Cav crocifisso, la sindaca no

Cav crocifisso, la sindaca no

Di una conversazione non esistono registrazioni. Dell'altra l'audio è disponibile da giovedì sul sito dell'Espresso, onusto di decine di migliaia di clic. La prima è la chiamata che la sera del 27 maggio 2010 Silvio Berlusconi, allora presidente del Consiglio, fece al capo di gabinetto della Questura di Milano, Piero Ostuni. La seconda è la conversazione del 30 ottobre scorso tra il sindaco di Roma Virginia Raggi e l'amministratore delegato dell'Ama, Lorenzo Bagnacani. Sono due conversazioni per alcuni aspetti simili: c'è un personaggio potente e c'è un suo sottoposto. Un sottoposto indiretto, nel caso di Berlusconi e Ostuni; uno diretto nel caso Raggi-Bagnacani, visto che il manager della monnezza romana è stato nominato proprio dal sindaco. A Ostuni, come è noto, Berlusconi segnala che la marocchina Kharima el Mahroug alias Ruby è stata fermata dalla polizia, e trattandosi (dice) di una parente del presidente egiziano Mubarak chiede e ottiene un occhio di riguardo. A Bagnacani, la Raggi chiede di modificare il bilancio della municipalizzata, trasformando alcuni crediti esigibili in inesigibili, per fare in modo che l'esercizio si chiuda con i conti in rosso. L'aspetto singolare che si coglie comparando le due vicende è il trattamento che ad esse è stato riservato dalla magistratura. Per la telefonata ad Ostuni, Berlusconi è stato accusato di concussione, processato, e condannato in primo grado, con una sentenza secondo cui «non ha esitato ad asservire la pubblica funzione ad un interesse del tutto privato»: e ci sono volute poi le sentenze di appello e di Cassazione perché l'accusa venisse fatta cadere. Per la conversazione con Bagnacani, fa sapere la Procura di Roma, Virginia Raggi non è nemmeno indagata. Si potrebbe obiettare: quello di Berlusconi e Ostuni fu un ordine se non un ricatto; quella della Raggi al manager un suggerimento, una richiesta. E invece è vero il contrario. Della conversazione del maggio 2010 non ci sono i nastri ma la testimonianza di Ostuni, ritenuto credibile in tutti i gradi di giudizio, esclude non solo la concussione ma anche qualunque forma di pressione da parte del premier («Aveva un tono normale, non fu un ordine ma una richiesta»). Mentre invece Bagnacani parla esplicitamente, nelle interviste rilasciate ieri, di «pressioni di un certo livello»: «Sono stato allontanato per non essermi piegato a delle richieste che reputavo assolutamente non conformi». O fai come dico io o te ne vai, era in sostanza la linea della Raggi.

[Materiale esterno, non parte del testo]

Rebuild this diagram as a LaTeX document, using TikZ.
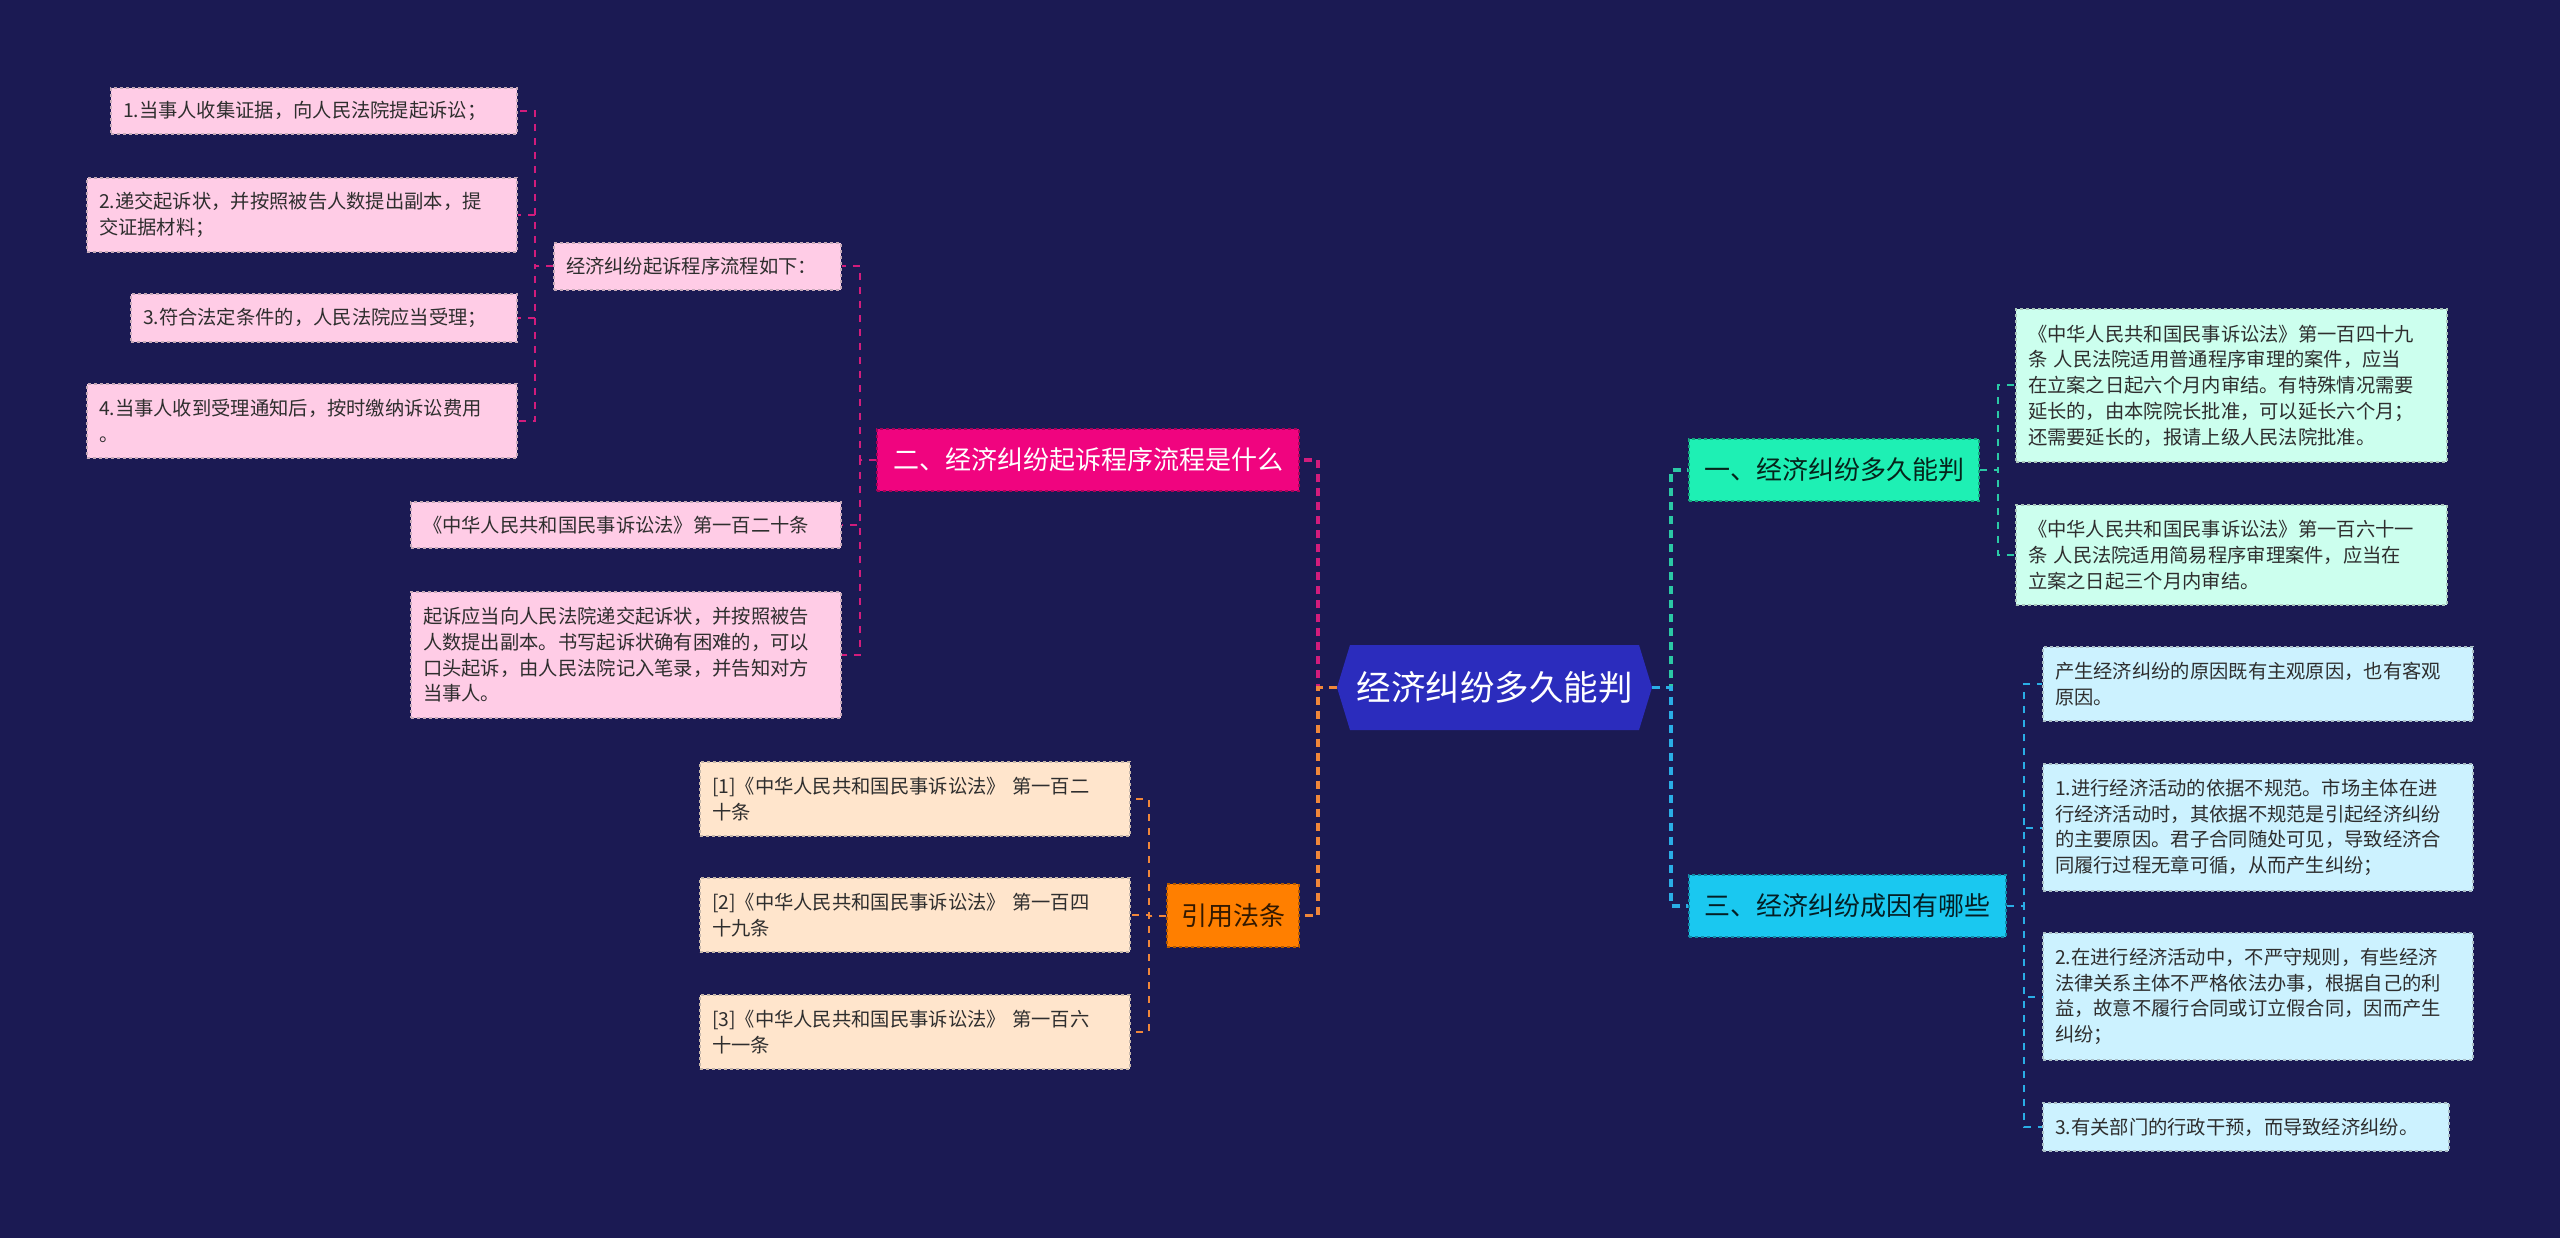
\documentclass[tikz,border=0pt]{standalone}
\usepackage{fontspec}
\newfontfamily\cjk{Noto Sans CJK SC}
\usetikzlibrary{shapes.symbols}
\definecolor{sfondo}{HTML}{1B1A53}
\definecolor{radice}{HTML}{2B2CBD}
\definecolor{scuro}{HTML}{2E2E2E}
\definecolor{rosaA}{HTML}{F0047F}
\definecolor{rosaB}{HTML}{FFCCE6}
\definecolor{rosaL}{HTML}{D21C7C}
\definecolor{aranA}{HTML}{FF7F00}
\definecolor{aranB}{HTML}{FFE5CC}
\definecolor{aranL}{HTML}{F0873A}
\definecolor{acquaA}{HTML}{1EF0B4}
\definecolor{acquaB}{HTML}{CCFFEE}
\definecolor{acquaL}{HTML}{2BC9A5}
\definecolor{cieloA}{HTML}{1AC8F0}
\definecolor{cieloB}{HTML}{CCF2FF}
\definecolor{cieloL}{HTML}{2AAEE6}
\begin{document}
\begin{tikzpicture}[x=1pt,y=-1pt,
    foglia/.style={draw=#1, dashed, line width=1.3pt, align=left, inner xsep=12pt, inner ysep=0pt, text=scuro, font=\cjk\fontsize{19.3}{25.7}\selectfont},
    ramo/.style={draw=#1, dashed, line width=1.5pt, inner sep=0pt, minimum height=62pt, font=\cjk\fontsize{26}{30}\selectfont},
    alto/.style={line width=3.5pt, dash pattern=on 8pt off 6pt},
    basso/.style={line width=2pt, dash pattern=on 7pt off 7pt}]
    \fill[sfondo] (0,0) rectangle (2560,1238);
    %nodo centrale
    \node[shape=signal, signal to=east and west, signal pointer angle=146, fill=radice, minimum width=315pt, minimum height=85pt, inner sep=0pt, text=white, font=\cjk\fontsize{34.5}{40}\selectfont] (root) at (1494.5,687.5) {经济纠纷多久能判};
    \coordinate (kl) at (1318,687.5);
    \coordinate (kr) at (1671,687.5);
    %ramo 2 (rosa)
    \node[ramo=rosaA!70!black, fill=rosaA, text=white, minimum width=422pt] (b2) at (1088,460) {二、经济纠纷起诉程序流程是什么};
    \coordinate (k2) at (860,460);
    \node[foglia=rosaB!55!gray, fill=rosaB, text width=263pt, minimum height=47pt] (p1) at (697.5,266.5) {经济纠纷起诉程序流程如下：};
    \node[foglia=rosaB!55!gray, fill=rosaB, text width=406pt, minimum height=46pt] (p2) at (626,525) {《中华人民共和国民事诉讼法》第一百二十条};
    \node[foglia=rosaB!55!gray, fill=rosaB, text width=406pt, minimum height=126pt] (p3) at (626,655) {起诉应当向人民法院递交起诉状，并按照被告\\人数提出副本。书写起诉状确有困难的，可以\\口头起诉，由人民法院记入笔录，并告知对方\\当事人。};
    \coordinate (kp) at (535,266.5);
    \node[foglia=rosaB!55!gray, fill=rosaB, text width=382pt, minimum height=46pt] (l1) at (314,111) {1.当事人收集证据，向人民法院提起诉讼；};
    \node[foglia=rosaB!55!gray, fill=rosaB, text width=406pt, minimum height=74pt] (l2) at (302,215) {2.递交起诉状，并按照被告人数提出副本，提\\交证据材料；};
    \node[foglia=rosaB!55!gray, fill=rosaB, text width=362pt, minimum height=48pt] (l3) at (324,318) {3.符合法定条件的，人民法院应当受理；};
    \node[foglia=rosaB!55!gray, fill=rosaB, text width=406pt, minimum height=74pt] (l4) at (302,421) {4.当事人收到受理通知后，按时缴纳诉讼费用\\。};
    %ramo 4 (arancio)
    \node[ramo=aranA!70!black, fill=aranA, text=aranA!20!black, minimum width=132pt, minimum height=63pt] (b4) at (1233,915.5) {引用法条};
    \coordinate (k4) at (1149,915.5);
    \node[foglia=aranB!55!gray, fill=aranB, text width=406pt, minimum height=74pt] (c1) at (915,799) {[1]《中华人民共和国民事诉讼法》 第一百二\\十条};
    \node[foglia=aranB!55!gray, fill=aranB, text width=406pt, minimum height=74pt] (c2) at (915,915) {[2]《中华人民共和国民事诉讼法》 第一百四\\十九条};
    \node[foglia=aranB!55!gray, fill=aranB, text width=406pt, minimum height=74pt] (c3) at (915,1032) {[3]《中华人民共和国民事诉讼法》 第一百六\\十一条};
    %ramo 1 (acqua)
    \node[ramo=acquaA!70!black, fill=acquaA, text=acquaA!15!black, minimum width=290pt] (b1) at (1834,470) {一、经济纠纷多久能判};
    \coordinate (k1) at (1998,470);
    \node[foglia=acquaB!55!gray, fill=acquaB, text width=407pt, minimum height=153pt] (r1) at (2231.5,385.5) {《中华人民共和国民事诉讼法》第一百四十九\\条 人民法院适用普通程序审理的案件，应当\\在立案之日起六个月内审结。有特殊情况需要\\延长的，由本院院长批准，可以延长六个月；\\还需要延长的，报请上级人民法院批准。};
    \node[foglia=acquaB!55!gray, fill=acquaB, text width=407pt, minimum height=100pt] (r2) at (2231.5,555) {《中华人民共和国民事诉讼法》第一百六十一\\条 人民法院适用简易程序审理案件，应当在\\立案之日起三个月内审结。};
    %ramo 3 (cielo)
    \node[ramo=cieloA!70!black, fill=cieloA, text=cieloA!15!black, minimum width=317pt] (b3) at (1847.5,906) {三、经济纠纷成因有哪些};
    \coordinate (k3) at (2024,906);
    \node[foglia=cieloB!55!gray, fill=cieloB, text width=406pt, minimum height=74pt] (s1) at (2258,684) {产生经济纠纷的原因既有主观原因，也有客观\\原因。};
    \node[foglia=cieloB!55!gray, fill=cieloB, text width=406pt, minimum height=127pt] (s2) at (2258,827.5) {1.进行经济活动的依据不规范。市场主体在进\\行经济活动时，其依据不规范是引起经济纠纷\\的主要原因。君子合同随处可见，导致经济合\\同履行过程无章可循，从而产生纠纷；};
    \node[foglia=cieloB!55!gray, fill=cieloB, text width=406pt, minimum height=127pt] (s3) at (2258,996.5) {2.在进行经济活动中，不严守规则，有些经济\\法律关系主体不严格依法办事，根据自己的利\\益，故意不履行合同或订立假合同，因而产生\\纠纷；};
    \node[foglia=cieloB!55!gray, fill=cieloB, text width=382pt, minimum height=48pt] (s4) at (2246,1127) {3.有关部门的行政干预，而导致经济纠纷。};
    %collegamenti
    \draw[alto, rosaL] (root.west) -- (kl) |- (b2.east);
    \draw[alto, aranL] (root.west) -- (kl) |- (b4.east);
    \draw[alto, acquaL] (root.east) -- (kr) |- (b1.west);
    \draw[alto, cieloL] (root.east) -- (kr) |- (b3.west);
    \foreach \n in {p1,p2,p3} \draw[basso, rosaL] (b2.west) -- (k2) |- (\n.east);
    \foreach \n in {l1,l2,l3,l4} \draw[basso, rosaL] (p1.west) -- (kp) |- (\n.east);
    \foreach \n in {c1,c2,c3} \draw[basso, aranL] (b4.west) -- (k4) |- (\n.east);
    \foreach \n in {r1,r2} \draw[basso, acquaL] (b1.east) -- (k1) |- (\n.west);
    \foreach \n in {s1,s2,s3,s4} \draw[basso, cieloL] (b3.east) -- (k3) |- (\n.west);
\end{tikzpicture}
\end{document}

L'oggetto della richiesta di Berlusconi a Ostuni, ovvero l'affidamento d Ruby alla Minetti, dice la sentenza d'appello, era «compatibile con le prassi in uso»; falsificare un bilancio, come pretendeva la Raggi, invece è roba da codice penale. Ma su una telefonata si è fatto un processo durato anni; sulla conversazione della sindaca non si indaga neanche. Succede.